We’ve Never Seen Conditions As Bad As This

As bushfires devastate Australia, firefighters are at the frontline of defense. Yet, decades of cost-cutting have hamstrung their efforts, and Scott Morrison has refused to pay the volunteer force for their work. Funding these services is the bare minimum in a warming world, but it doesn't substitute for structural change.

Bushfires Continue To Burn On Kangaroo Island As Army Reserve Arrives To Assist Clean Up Operations

Firefighters stop at a refueling station following a long night at the nearby fire front on Wednesday on Kangaroo Island, Australia. (Lisa Maree Williams / Getty Images)


As a career firefighter of over twenty years’ service, these fires are the worst I have seen.

At time of writing there has been a record 4.9 million hectares burnt out — an area larger than Scotland.

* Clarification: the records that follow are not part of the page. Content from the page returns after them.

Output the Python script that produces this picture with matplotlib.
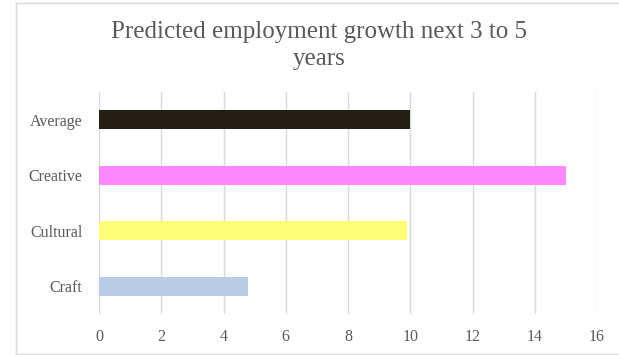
import matplotlib.pyplot as plt
from matplotlib.lines import Line2D

categories = ['Craft', 'Cultural', 'Creative', 'Average']
values = [4.8, 9.9, 15.0, 10.0]
colors = ['#b9cde5', '#ffff77', '#ff88ff', '#231f14']
xticks = [0, 2, 4, 6, 8, 10, 12, 14, 16]

plt.rcParams['font.family'] = ['Liberation Serif', 'DejaVu Serif']

fig = plt.figure(figsize=(6.19, 3.55), dpi=100)
# chart border (left, top, bottom only; right side cut off)
fig.lines.append(Line2D([16/619, 16/619], [1 - 3/355, 1 - 354/355], transform=fig.transFigure, color='#d9d9d9', lw=1))
fig.lines.append(Line2D([16/619, 1.0], [1 - 3/355, 1 - 3/355], transform=fig.transFigure, color='#d9d9d9', lw=1))
fig.lines.append(Line2D([16/619, 1.0], [1 - 354/355, 1 - 354/355], transform=fig.transFigure, color='#d9d9d9', lw=1))

ax = fig.add_axes([99/619, 1 - 314/355, (597 - 99)/619, (314 - 92)/355])
ax.barh(range(len(categories)), values, height=0.35, color=colors, zorder=3)
ax.set_xlim(0, 16)
ax.set_ylim(-0.5, len(categories) - 0.5)
ax.set_xticks(xticks)
ax.set_yticks(range(len(categories)))
ax.set_yticklabels(categories)
ax.grid(axis='x', color='#d9d9d9', linewidth=1, zorder=0)
for s in ax.spines.values():
    s.set_visible(False)
ax.tick_params(length=0, labelsize=11.5, colors='#595959', pad=11)
ax.tick_params(axis='y', pad=12)

fig.text(319/619, 1 - 38/355, 'Predicted employment growth next 3 to 5', ha='center', va='baseline',
         fontsize=18, color='#595959')
fig.text(319/619, 1 - 65/355, 'years', ha='center', va='baseline',
         fontsize=18, color='#595959')

fig.savefig('out.png', dpi=100)
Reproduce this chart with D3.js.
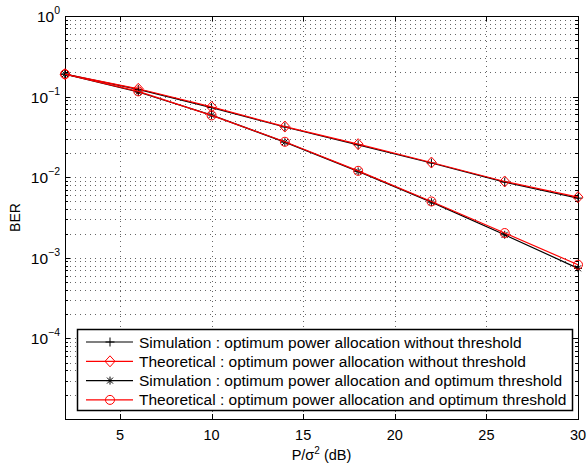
<!DOCTYPE html>
<html>
<head>
<meta charset="utf-8">
<script src="https://cdn.jsdelivr.net/npm/d3@7"></script>
<style>
  body { margin: 0; background: #fff; }
  text { font-family: "Liberation Sans", Arial, Helvetica, sans-serif; }
</style>
</head>
<body>
<div id="chart"></div>
<script>
// data
const snr = [2, 6, 10, 14, 18, 22, 26, 30];
const simNoThr = [0.19, 0.123, 0.073, 0.042, 0.0252, 0.0150, 0.0087, 0.0055];
const theoNoThr = [0.19, 0.125, 0.0745, 0.0425, 0.0257, 0.0152, 0.00885, 0.00566];
const simOptThr = [0.19, 0.114, 0.059, 0.0272, 0.0118, 0.0049, 0.00193, 0.00074];
const theoOptThr = [0.19, 0.116, 0.0585, 0.0275, 0.012, 0.0050, 0.00203, 0.00082];
const xTicks = [5, 10, 15, 20, 25, 30];
const yDecades = [-5, -4, -3, -2, -1, 0];
const yLabelDecades = [-4, -3, -2, -1, 0];
const legendLabels = [
    "Simulation : optimum power allocation without threshold",
    "Theoretical : optimum power allocation without threshold",
    "Simulation : optimum power allocation and optimum threshold",
    "Theoretical : optimum power allocation and optimum threshold"
];

const W = 587, H = 468;
const margin = {top: 16, right: 9, bottom: 49, left: 65};
const width = W - margin.left - margin.right;
const height = H - margin.top - margin.bottom;

const svg = d3.select("#chart").append("svg")
    .attr("width", W)
    .attr("height", H);

const g = svg.append("g")
    .attr("transform", `translate(${margin.left},${margin.top})`);

const x = d3.scaleLinear().domain([2, 30]).range([0, width]);
const y = d3.scaleLog().domain([1e-5, 1]).range([height, 0]);

// minor values for the log grid
let minorVals = [];
yDecades.slice(0, -1).forEach(e => {
    for (let k = 2; k <= 9; k++) minorVals.push(k * Math.pow(10, e));
});
const majorVals = yDecades.map(e => Math.pow(10, e));

// grid
const grid = g.append("g")
    .attr("stroke", "#666")
    .attr("stroke-width", 1)
    .attr("stroke-dasharray", "1,4");

grid.selectAll(".hgrid")
    .data(minorVals.concat(majorVals.slice(1, -1)))
    .enter().append("line")
    .attr("x1", 0).attr("x2", width)
    .attr("y1", d => Math.round(y(d)) + 0.5)
    .attr("y2", d => Math.round(y(d)) + 0.5);

grid.selectAll(".vgrid")
    .data(xTicks.slice(0, -1))
    .enter().append("line")
    .attr("y1", 0).attr("y2", height)
    .attr("x1", d => Math.round(x(d)) + 0.5)
    .attr("x2", d => Math.round(x(d)) + 0.5);

// ticks (inward, all four sides)
const ticks = g.append("g").attr("stroke", "#000").attr("stroke-width", 1);
xTicks.forEach(v => {
    let px = Math.round(x(v)) + 0.5;
    ticks.append("line").attr("x1", px).attr("x2", px).attr("y1", height).attr("y2", height - 5);
    ticks.append("line").attr("x1", px).attr("x2", px).attr("y1", 0).attr("y2", 5);
});
majorVals.forEach(v => {
    let py = Math.round(y(v)) + 0.5;
    ticks.append("line").attr("x1", 0).attr("x2", 5).attr("y1", py).attr("y2", py);
    ticks.append("line").attr("x1", width).attr("x2", width - 5).attr("y1", py).attr("y2", py);
});
minorVals.forEach(v => {
    let py = Math.round(y(v)) + 0.5;
    ticks.append("line").attr("x1", 0).attr("x2", 3).attr("y1", py).attr("y2", py);
    ticks.append("line").attr("x1", width).attr("x2", width - 3).attr("y1", py).attr("y2", py);
});

// box
g.append("rect")
    .attr("x", 0.5).attr("y", 0.5)
    .attr("width", width).attr("height", height)
    .attr("fill", "none").attr("stroke", "#000").attr("stroke-width", 1);

// tick labels
g.selectAll(".xlab")
    .data(xTicks)
    .enter().append("text")
    .attr("x", d => x(d))
    .attr("y", height + 21)
    .attr("text-anchor", "middle")
    .attr("font-size", 14.5)
    .text(d => d);

const ylab = g.selectAll(".ylab")
    .data(yLabelDecades)
    .enter().append("text")
    .attr("x", -5)
    .attr("y", d => y(Math.pow(10, d)) + 6)
    .attr("text-anchor", "end")
    .attr("font-size", 15.5);
ylab.append("tspan").text("10");
ylab.append("tspan")
    .attr("dy", -8)
    .attr("font-size", 10.5)
    .text(d => d === 0 ? "0" : "\u2212" + (-d));

// axis titles
g.append("text")
    .attr("x", width / 2)
    .attr("y", height + 41)
    .attr("text-anchor", "middle")
    .attr("font-size", 14.5)
    .html('P/σ<tspan dy="-6" font-size="10">2</tspan><tspan dy="6"> (dB)</tspan>');

g.append("text")
    .attr("transform", `translate(${-45},${height / 2}) rotate(-90)`)
    .attr("text-anchor", "middle")
    .attr("font-size", 14)
    .text("BER");

// series
const line = d3.line()
    .x(d => x(d[0]))
    .y(d => y(d[1]));

const series = [
    {vals: simNoThr, color: "#000", marker: "plus"},
    {vals: theoNoThr, color: "#ff0000", marker: "diamond"},
    {vals: simOptThr, color: "#000", marker: "star"},
    {vals: theoOptThr, color: "#ff0000", marker: "circle"}
];

function drawMarker(sel, type, color) {
    if (type === "plus") {
        sel.append("path").attr("d", "M-4.5,0H4.5M0,-4.5V4.5")
            .attr("stroke", color).attr("fill", "none");
    } else if (type === "diamond") {
        sel.append("path").attr("d", "M0,-5.5L5,0L0,5.5L-5,0Z")
            .attr("stroke", color).attr("fill", "none");
    } else if (type === "star") {
        sel.append("path").attr("d", "M-4,0H4M0,-4V4M-3,-3L3,3M-3,3L3,-3")
            .attr("stroke", color).attr("fill", "none");
    } else if (type === "circle") {
        sel.append("circle").attr("r", 4.5)
            .attr("stroke", color).attr("fill", "none");
    }
}

const plot = g.append("g");
series.forEach(s => {
    let pts = snr.map((v, i) => [v, s.vals[i]]);
    plot.append("path")
        .datum(pts)
        .attr("d", line)
        .attr("fill", "none")
        .attr("stroke", s.color)
        .attr("stroke-width", 1.2);
    plot.selectAll(null)
        .data(pts)
        .enter().append("g")
        .attr("transform", d => `translate(${x(d[0])},${y(d[1])})`)
        .each(function () { drawMarker(d3.select(this), s.marker, s.color); });
});

// legend
const leg = g.append("g").attr("transform", "translate(12,313)");
leg.append("rect")
    .attr("x", 0.5).attr("y", 0.5)
    .attr("width", 495).attr("height", 81)
    .attr("fill", "#fff").attr("stroke", "#000").attr("stroke-width", 1.5);

series.forEach((s, i) => {
    let row = leg.append("g").attr("transform", `translate(0,${13 + i * 19.3})`);
    row.append("line")
        .attr("x1", 9).attr("x2", 56)
        .attr("stroke", s.color).attr("stroke-width", 1.2);
    let m = row.append("g").attr("transform", "translate(33,0)");
    drawMarker(m, s.marker, s.color);
    row.append("text")
        .attr("x", 62)
        .attr("y", 5.5)
        .attr("font-size", 15.5)
        .text(legendLabels[i]);
});
</script>
</body>
</html>
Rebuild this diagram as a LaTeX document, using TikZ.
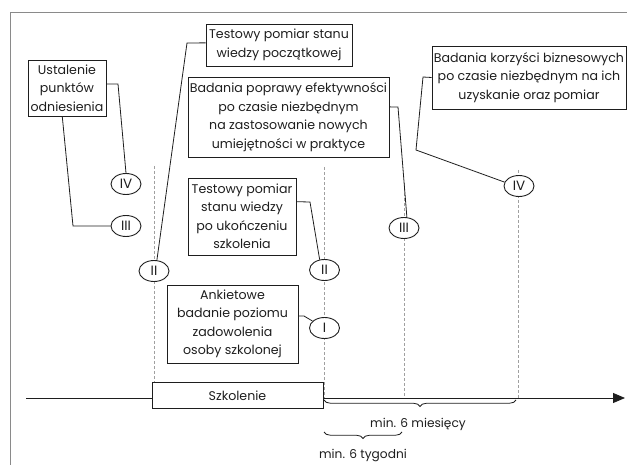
\documentclass[tikz,border=0pt]{standalone}
\usepackage{fontspec}
\setmainfont{Poppins}
\usetikzlibrary{calc,shapes.geometric,arrows.meta,decorations.pathreplacing}
\definecolor{ink}{HTML}{1E1E1E}
\definecolor{framegray}{HTML}{8A8A8A}
\definecolor{dashgray}{HTML}{A0A0A0}
\tikzset{
  boxnode/.style={draw=ink, line width=0.9pt, align=center, inner sep=1pt, text=ink,
    font=\fontsize{12.6}{18.5}\selectfont},
  romannode/.style={ellipse, draw=ink, line width=0.9pt, fill=white, minimum width=30pt,
    minimum height=21pt, inner sep=0pt, text=ink, font=\fontsize{13.5}{15}\selectfont},
  conn/.style={draw=ink, line width=0.8pt},
  guide/.style={draw=dashgray, line width=0.6pt, dash pattern=on 3pt off 2pt},
  lbl/.style={text=ink, font=\fontsize{12.2}{14}\selectfont, inner sep=0pt},
  bracestyle/.style={draw=ink, line width=0.8pt, decorate, decoration={brace, amplitude=6.5pt}}
}
\begin{document}
\begin{tikzpicture}[x=1pt,y=-1pt]
\useasboundingbox (0,0) rectangle (627,465);
% frame
\draw[framegray, line width=1pt] (10,465) -- (10,13) -- (627,13);

% boxes
\node[boxnode, minimum width=78, minimum height=56] (ust) at (67,88) {Ustalenie\\punktów\\odniesienia};
\node[boxnode, minimum width=146, minimum height=42] (pocz) at (279,45) {Testowy pomiar stanu\\wiedzy początkowej};
\node[boxnode, minimum width=201, minimum height=80] (popr) at (288.5,117) {Badania poprawy efektywności\\po czasie niezbędnym\\na zastosowanie nowych\\umiejętności w praktyce};
\node[boxnode, minimum width=194, minimum height=63] (korz) at (529,77.5) {Badania korzyści biznesowych\\po czasie niezbędnym na ich\\uzyskanie oraz pomiar};
\node[boxnode, minimum width=108, minimum height=77] (ukon) at (242,216.5) {Testowy pomiar\\stanu wiedzy\\po ukończeniu\\szkolenia};
\node[boxnode, minimum width=131, minimum height=78] (ank) at (232.5,324) {Ankietowe\\badanie poziomu\\zadowolenia\\osoby szkolonej};
\node[boxnode, minimum width=171, minimum height=26] (szk) at (237.5,395.5) {Szkolenie};

% guide coordinates
\coordinate (g1t) at (154,166);
\coordinate (g2t) at (324.5,167);
\coordinate (g2b) at (324.5,398);
\coordinate (g3t) at (404,183);
\coordinate (g3b) at (404,398);
\coordinate (g4t) at (518,170);
\coordinate (g4b) at (518,398);
\draw[guide] (g1t) -- (g1t |- szk.north);
\draw[guide] (g2t) -- (g2b);
\draw[guide] (g3t) -- (g3b);
\draw[guide] (g4t) -- (g4b);

% timeline
\coordinate (tl0) at (26,398);
\coordinate (tl1) at (152,398);
\coordinate (tl2) at (323,398);
\coordinate (tl3) at (625,398);
\draw[conn] (tl0) -- (tl1);
\draw[conn, -{Triangle[length=12pt,width=10pt]}] (tl2) -- (tl3);

% roman markers
\node[romannode] (IVl) at (126,184) {IV};
\node[romannode] (IIIl) at (126,226) {III};
\node[romannode] (IIl) at (154,271) {II};
\node[romannode] (IIr) at (324.5,270) {II};
\node[romannode] (Ir) at (324.5,328) {I};
\node[romannode] (IIIr) at (404,228) {III};
\node[romannode] (IVr) at (519,186) {IV};

% connectors
\coordinate (b1) at (118,84);
\draw[conn] ($(ust.north east)!0.43!(ust.south east)$) -- (b1) -- (IVl.north);
\coordinate (b2) at (73,226);
\draw[conn] ($(ust.south west)!0.44!(ust.south east)$) -- (b2) -- (IIIl.west);
\coordinate (b3) at (187,43);
\draw[conn] ($(pocz.north west)!0.45!(pocz.south west)$) -- (b3) -- (IIl.75);
\coordinate (b4) at (398,107);
\draw[conn] ($(popr.north east)!0.375!(popr.south east)$) -- (b4) -- (IIIr.75);
\coordinate (b5) at (423,77);
\coordinate (b6) at (416,150);
\draw[conn] (korz.west) -- (b5) -- (b6) -- (IVr.165);
\coordinate (b7) at (310,202);
\draw[conn] ($(ukon.north east)!0.31!(ukon.south east)$) -- (b7) -- (IIr.115);
\coordinate (b8) at (304,316);
\draw[conn] ($(ank.north east)!0.4!(ank.south east)$) -- (b8) -- (Ir.150);

% braces
\coordinate (m1) at (324,400);
\coordinate (m2) at (516,400);
\draw[bracestyle] (m2) -- (m1);
\coordinate (t1) at (324,432);
\coordinate (t2) at (402,432);
\draw[bracestyle] (t2) -- (t1);
\node[lbl] (l6m) at (418,424) {min. 6 miesięcy};
\node[lbl] (l6t) at (363,456) {min. 6 tygodni};
\end{tikzpicture}
\end{document}
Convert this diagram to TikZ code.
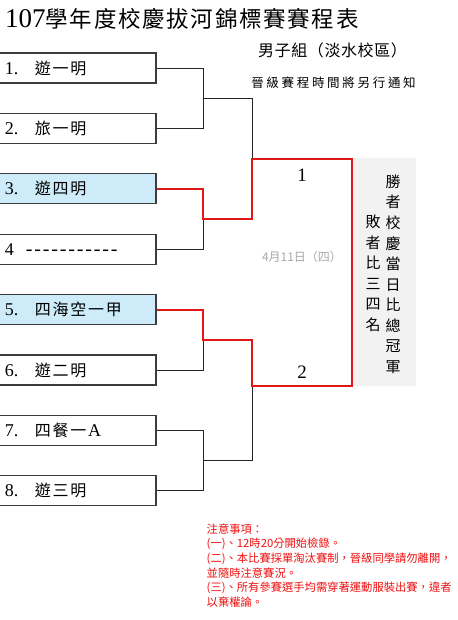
\documentclass[tikz,border=0pt]{standalone}
\usepackage{fontspec}
\setmainfont{Liberation Serif}
\newfontfamily\cjk{Noto Sans CJK TC}
% spaced CJK text: font size, extra kern between characters, text
\def\spcfirst#1{#1\spcrest}
\def\spcrest#1{\ifx#1\relax\else\kern\spcamt #1\expandafter\spcrest\fi}
\newcommand\cjt[3]{{\cjk\fontsize{#1}{#1}\selectfont\def\spcamt{#2pt}\spcfirst#3\relax}}
\newcommand\dg[2]{{\fontsize{#1}{#1}\selectfont #2}}
\newcommand\dashrow{\makebox[94pt][l]{\leaders\hbox to 8.5pt{\hss\dg{20}{-}\hss}\hfill}}
\definecolor{boxline}{HTML}{3C3C3C}
\definecolor{winfill}{HTML}{CDEBF9}
\definecolor{winred}{HTML}{E01818}
\definecolor{panelgray}{HTML}{F2F2F2}
\definecolor{dategray}{HTML}{A8A8A8}
\definecolor{notered}{HTML}{F01010}
\tikzset{
  team/.style={draw=boxline, line width=1.2pt, fill=white, minimum width=158pt, minimum height=30pt,
    text width=144pt, inner xsep=7pt, inner ysep=0pt, align=left},
  winteam/.style={team, fill=winfill},
  conn/.style={draw=black!85, line width=0.9pt},
  redconn/.style={draw=winred, line width=2.2pt, line join=miter},
  panel/.style={fill=panelgray, draw=none, minimum width=63pt, minimum height=228pt, inner sep=0pt},
  vcol/.style={inner sep=0pt, align=center, font=\cjk\fontsize{15}{20.55}\selectfont},
  note/.style={anchor=base west, inner sep=0pt, text=notered, font=\cjk\fontsize{11.3}{11.3}\selectfont}
}
\begin{document}
\begin{tikzpicture}[x=1pt,y=-1pt]
\useasboundingbox (0,0) rectangle (457,620);
\fill[white] (0,0) rectangle (457,620);

% title and headers
\node[anchor=west, inner sep=0pt] (title) at (5,19) {\dg{27}{107}\cjt{22.5}{1.7}{學年度校慶拔河錦標賽賽程表}};
\node[inner sep=0pt] (group) at (332.5,50) {\cjt{16}{0.6}{男子組（淡水校區）}};
\node[inner sep=0pt] (notice) at (333.5,83) {\cjt{12.5}{2.7}{晉級賽程時間將另行通知}};

% teams
\node[team]    (t1) at (77,68)    {\makebox[30pt][l]{\dg{18}{1.}}\cjt{16}{1.7}{遊一明}};
\node[team]    (t2) at (77,128.4) {\makebox[30pt][l]{\dg{18}{2.}}\cjt{16}{1.7}{旅一明}};
\node[winteam] (t3) at (77,188.8) {\makebox[30pt][l]{\dg{18}{3.}}\cjt{16}{1.7}{遊四明}};
\node[team]    (t4) at (77,249.2) {\makebox[20pt][l]{\dg{18}{4}}\dashrow};
\node[winteam] (t5) at (77,309.6) {\makebox[30pt][l]{\dg{18}{5.}}\cjt{16}{1.7}{四海空一甲}};
\node[team]    (t6) at (77,370)   {\makebox[30pt][l]{\dg{18}{6.}}\cjt{16}{1.7}{遊二明}};
\node[team]    (t7) at (77,430.4) {\makebox[30pt][l]{\dg{18}{7.}}\cjt{16}{1.7}{四餐一}\kern1.7pt\dg{18}{A}};
\node[team]    (t8) at (77,490.8) {\makebox[30pt][l]{\dg{18}{8.}}\cjt{16}{1.7}{遊三明}};

% panel
\node[panel] (panel) at (384.5,272) {};
\node[vcol] (wincol) at (393,274.2) {勝\\者\\校\\慶\\當\\日\\比\\總\\冠\\軍};
\node[vcol] (losecol) at (373,273.4) {敗\\者\\比\\三\\四\\名};

% junction coordinates
\coordinate (j12) at (203,98.2);  \coordinate (k12) at (252,98.2);
\coordinate (j34) at (203,219);   \coordinate (k34) at (252,219);
\coordinate (j56) at (203,339.8); \coordinate (k56) at (252,339.8);
\coordinate (j78) at (203,460.6); \coordinate (k78) at (252,460.6);
\coordinate (f1) at (252,159);    \coordinate (f1r) at (352,159);
\coordinate (f2) at (252,386);    \coordinate (f2r) at (352,386);

% black connectors
\draw[conn] (t1.east) -| (j12);
\draw[conn] (t2.east) -| (j12) -- (k12) -- (f1);
\draw[conn] (t4.east) -| (j34);
\draw[conn] (t6.east) -| (j56);
\draw[conn] (t7.east) -| (j78);
\draw[conn] (t8.east) -| (j78) -- (k78) -- (f2);

% winners path
\draw[redconn] (t3.east) -| (j34) -- (k34) -- (f1) -- (f1r) -- (f2r) -- (f2) -- (k56) -- (j56) |- (t5.east);

% match labels
\node[inner sep=0pt] (m1) at (302,175) {\dg{19}{1}};
\node[inner sep=0pt] (m2) at (302,372) {\dg{19}{2}};
\node[inner sep=0pt, text=dategray] (date) at (302,257) {\cjt{12}{0}{4月11日（四）}};

% notes
\node[note] (n1) at (206.5,533)   {注意事項：};
\node[note] (n2) at (206.5,547.7) {(一)、12時20分開始檢錄。};
\node[note] (n3) at (206.5,562.4) {(二)、本比賽採單淘汰賽制，晉級同學請勿離開，};
\node[note] (n4) at (206.5,577.1) {並隨時注意賽況。};
\node[note] (n5) at (206.5,591.8) {(三)、所有參賽選手均需穿著運動服裝出賽，違者};
\node[note] (n6) at (206.5,606.5) {以棄權論。};
\end{tikzpicture}
\end{document}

There are at least 23 dead, three of whom were firefighters. Thousands of homes, and many more other structures have been destroyed. Last December, the record for Australia’s hottest day was smashed three times in one week.

Over the last two months, no part of New South Wales’s long coastline has remained unscathed. At its peak, the Gospers Mountain fire stretched from Lithgow to the central coast hinterland. The civilian evacuation of the south coast over the New Year period was as big as the 1974 evacuation of Darwin in the wake of Cyclone Tracey. And this is to say nothing of Australia’s other states, let alone the global impact. The particulate pollution is so severe that cities in New Zealand, over two thousand kilometers away, have been affected.